Whenever a sentence in sacred scripture begins with the word, “Therefore” you need to remember to go back and recall what it’s “there for.”

By virtue of our baptism,(v.2 last week) we have received the call of God. Therefore we are instructed to gird up the loins of your mind, live soberly, and set your hopes completely on the grace to be brought to you at the revelation of Jesus Christ. To gird up the loins of your mind should bring to mind the image of the first Passover, when the Israelites took flight from the Egyptians (Ex.12:11) and in the context of living soberly and setting our hopes completely on Christ, suggests vigilance and perseverance on the part of His people.

This is why obedience is a big issue in Peter’s letter. We must be like obedient children in order to Be holy for I am holy. In our former life, we were ignorant for we had no knowledge of God and that led us to godless conduct. We are called to be holy if we’ve received the the knowledge and love of God through Christ Jesus our Lord. Peter makes it clear that obedience and conduct reveal whose we are. For God judges us according to our works.

Peter then goes on to  teach us that this unknown God is made known by the revelation of Jesus Christ; He [Jesus] was known before the foundation of the world but revealed in the final time for you, who through him believe in God who raised him from the dead and gave him glory, so that your faith and hope are in God. For us to believe in the invisible God, He was revealed visible. For us to have life, we were shown the resurrection from the dead! Knowing that what God the Father did for His Son Jesus Christ, He will do for those who are truly His.

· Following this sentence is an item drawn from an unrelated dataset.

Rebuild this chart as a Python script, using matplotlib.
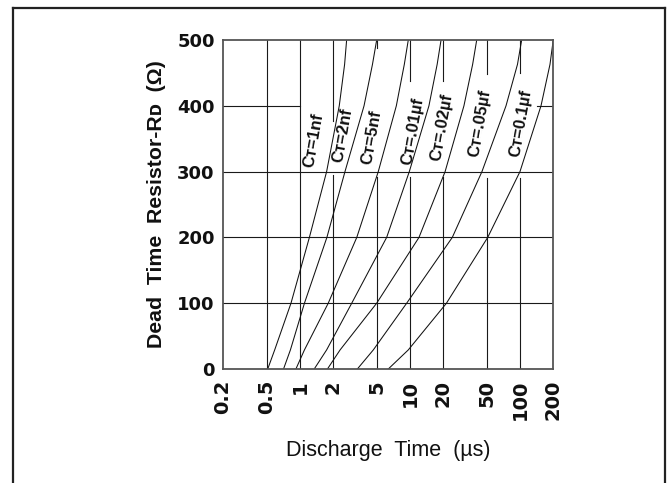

Since you have purified yourselves by obedience to the truth, Peter continues, we have been born anew, not from perishable but from imperishable seed, through the living and abiding word of God. This word, word is the Greek word logos. Logos is “something said, thought or reasoned” in it’s definition (as in John 1). Jesus is the Logos of the Father Himself (Col.1:15). Contrary to what you may have been taught in the past, this passage of Scripture has nothing to do with the written word, that would be the word graphe. When Peter quotes this passage from Isaiah 40:7-8, out of the Old Testament Septuagint, “All flesh is like grass, and all its glory like the flower of the field; the grass withers, and the flower wilts; but the word of the Lord remains forever”, the Greek word rhema is used. Rhema is similar in meaning, yet without the philosophical characteristic of Logos.

This is the word that has been proclaimed to you. This is the Word (Logos) Jesus Christ: conceived by the power of the Holy Spirit and born of the Virgin Mary, suffered, died and was buried, and on the third day He rose again.

So this week, let us seek the Logos in the graphe. How can we do this? We seek Jesus through the words He spoke (in the bible) and through His ordained Ministers in His Church (rhema). The Holy Spirit who guides them, guides us all “to all truth” (John 16:13). And this will lead us to be obedient, and therefore holy.